Rory McCarthy in Jerusalem 

Israel’s National Library adds a final twist to Franz Kafka’s Trial

German museum asked to hand back author's disputed manuscript to correct 'historical error'
  
  

Franz Kafka in 1905
Franz Kafka in 1905. Photograph: Getty Images/Hulton Archive Photograph: Getty Images/Hulton Archive

Israel's National Library is calling on a German museum to hand over the original manuscript of Franz Kafka's novel The Trial to correct a "historical error", in the latest unravelling of a complex dispute over the writer's legacy.

The manuscript was sold at auction by Sotheby's in 1988 for almost $2m to a book dealer acting on behalf of the German government and is stored in the Museum of Modern Literature in Marbach. Now the National Library of Israel in Jerusalem, which collects all works published in Israel, says that The Trial should be returned to the country in accordance with the final wishes of Max Brod, a friend of Kafka and the executor of his will.

It is a new twist in an intriguing dispute over the writer's legacy that began a year ago when it was revealed that two reclusive sisters living in Tel Aviv stand to inherit reams of documents and books from a Kafka archive passed down over decades. The National Library has been in court for months trying to claim ownership.

Kafka died from tuberculosis in 1924, leaving a surprising set of instructions to Brod: "Dearest Max, My last request: Everything I leave behind me [is] to be burned unread." But Brod instead published for the first time Kafka's novels The Trial, The Castle and Amerika.

In 1939 Brod fled his home in Prague as the Nazis approached and took a single suitcase of Kafka papers to Tel Aviv, where he started a new life. He later donated manuscripts of The Castle and Amerika to Oxford University, but kept the original of The Trial for himself.

After the death of his wife, Brod began a relationship with his assistant, Esther Hoffe. When he died in 1968, he left a will that is now hotly disputed.

National Library officials say the will stated that the Kafka documents should pass to them. However, lawyers for the Hoffe family say they were given as a present by Brod to Esther Hoffe and were hers to do with as she wished. She sold documents over several years and when she died two years ago she left the remaining papers to her septuagenarian daughters, Eva and Ruti.

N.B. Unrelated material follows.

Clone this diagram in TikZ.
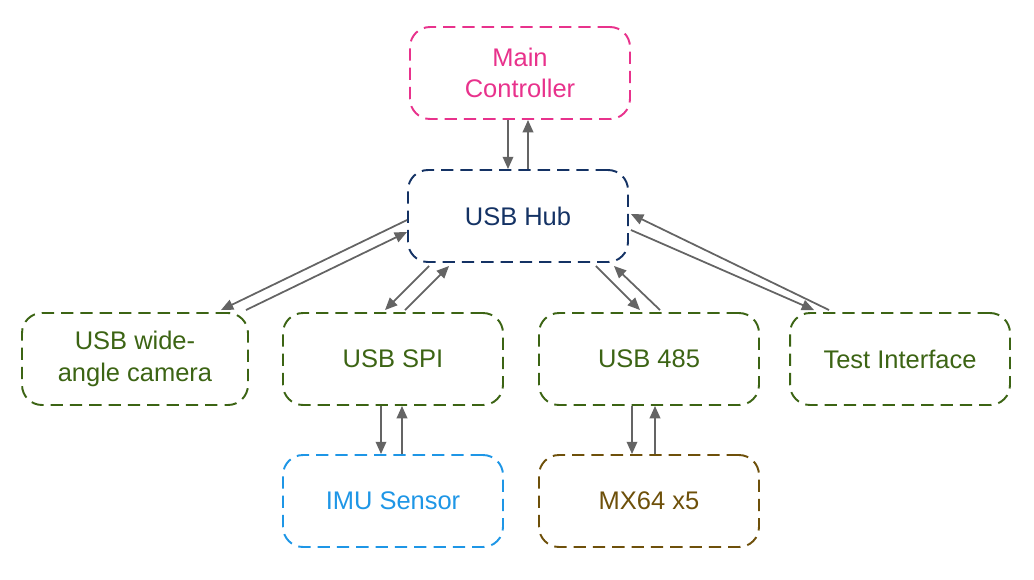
\documentclass[tikz,border=0pt]{standalone}
\usepackage{fontspec}
\setmainfont{Liberation Sans}
\usetikzlibrary{arrows.meta,calc}
\definecolor{cpink}{RGB}{232,50,140}
\definecolor{cnavy}{RGB}{20,50,100}
\definecolor{cgreen}{RGB}{60,100,20}
\definecolor{cblue}{RGB}{30,150,230}
\definecolor{cbrown}{RGB}{110,80,10}
\definecolor{cgray}{RGB}{100,100,100}
\begin{document}
\begin{tikzpicture}[x=0.02cm,y=-0.02cm,
 box/.style={draw=#1,text=#1,dash pattern=on 7pt off 4pt,line width=1.1pt,rounded corners=0.4cm,
   minimum width=4.4cm,minimum height=1.84cm,align=center,font=\fontsize{14.5}{18}\selectfont},
 ar/.style={draw=cgray,line width=1pt,-{Triangle[length=7pt,width=6pt]}}]
\useasboundingbox (0,0) rectangle (1034,579);
\node[box=cpink] (mc) at (520,73) {Main\\Controller};
\node[box=cnavy] (hub) at (518,216) {USB Hub};
\node[box=cgreen,minimum width=4.52cm] (cam) at (135,359) {USB wide-\\angle camera};
\node[box=cgreen] (spi) at (393,359) {USB SPI};
\node[box=cgreen] (r485) at (649,359) {USB 485};
\node[box=cgreen] (test) at (900,359) {Test Interface};
\node[box=cblue] (imu) at (393,501) {IMU Sensor};
\node[box=cbrown] (mx) at (649,501) {MX64 x5};
% main <-> hub
\draw[ar] ($(mc.south)+(-12,0)$) -- ($(hub.north)+(-10,0)$);
\draw[ar] ($(hub.north)+(10,0)$) -- ($(mc.south)+(8,0)$);
% hub <-> camera
\draw[ar] ($(hub.west)+(0,4)$) -- ($(cam.north east)+(-28,-2)$);
\draw[ar] ($(cam.north east)+(-3,-2)$) -- ($(hub.west)+(0,16)$);
% hub <-> spi
\draw[ar] ($(hub.south west)+(22,3)$) -- ($(spi.north)+(-8,-2)$);
\draw[ar] ($(spi.north)+(12,-2)$) -- ($(hub.south west)+(42,3)$);
% hub <-> 485
\draw[ar] ($(hub.south east)+(-33,3)$) -- ($(r485.north)+(-9,-2)$);
\draw[ar] ($(r485.north)+(11,-2)$) -- ($(hub.south east)+(-15,3)$);
% hub <-> test
\draw[ar] ($(hub.east)+(2,14)$) -- ($(test.north west)+(25,-2)$);
\draw[ar] ($(test.north west)+(40,-2)$) -- ($(hub.east)+(2,-2)$);
% spi <-> imu
\draw[ar] ($(spi.south)+(-12,0)$) -- ($(imu.north)+(-12,0)$);
\draw[ar] ($(imu.north)+(9,0)$) -- ($(spi.south)+(9,0)$);
% 485 <-> mx
\draw[ar] ($(r485.south)+(-17,0)$) -- ($(mx.north)+(-17,0)$);
\draw[ar] ($(mx.north)+(6,0)$) -- ($(r485.south)+(6,0)$);
\end{tikzpicture}
\end{document}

"The National Library of Israel, which is a library of the Jewish people too, understands that in the will of Dr Max Brod he asks that these documents should be placed in a public archive and he names the National Library as the first option for that," said Meir Heller, the library's lawyer.

Heller said that the library was ready to compensate the German archive "as part of this correction of a historical error", using money held in the Hoffe estate that has been frozen until the dispute is resolved.

However, Yeshayahu Etgar, lawyer for the Hoffe sisters, said the documents were a "private inheritance" and this was approved in a 1974 court ruling ratifying Brod's will. Esther Hoffe was entitled to sell The Trial at auction and it was wrong for the library to try to bring it back.

"To bring it back to whom? You should only bring back something to someone who has a legal right to it," he said. "The National Library has not a hint of a right." The sisters were in poor financial health and desperately wanted at least part of the frozen funds released. "All this is stupid and Kafkaesque, and the sisters are very upset about it," said Etgar.

Ulrich Raulff, director of the German literature archive, insisted the manuscript "was acquired by us in 1988 completely legally, under the gaze of an international public". He added: "As far as I'm aware, [the inheritance] was reviewed and deemed legitimate by an Israeli court in the 1970s. In which case, the fact that the papers were delivered to Sotheby's cannot be considered illegal."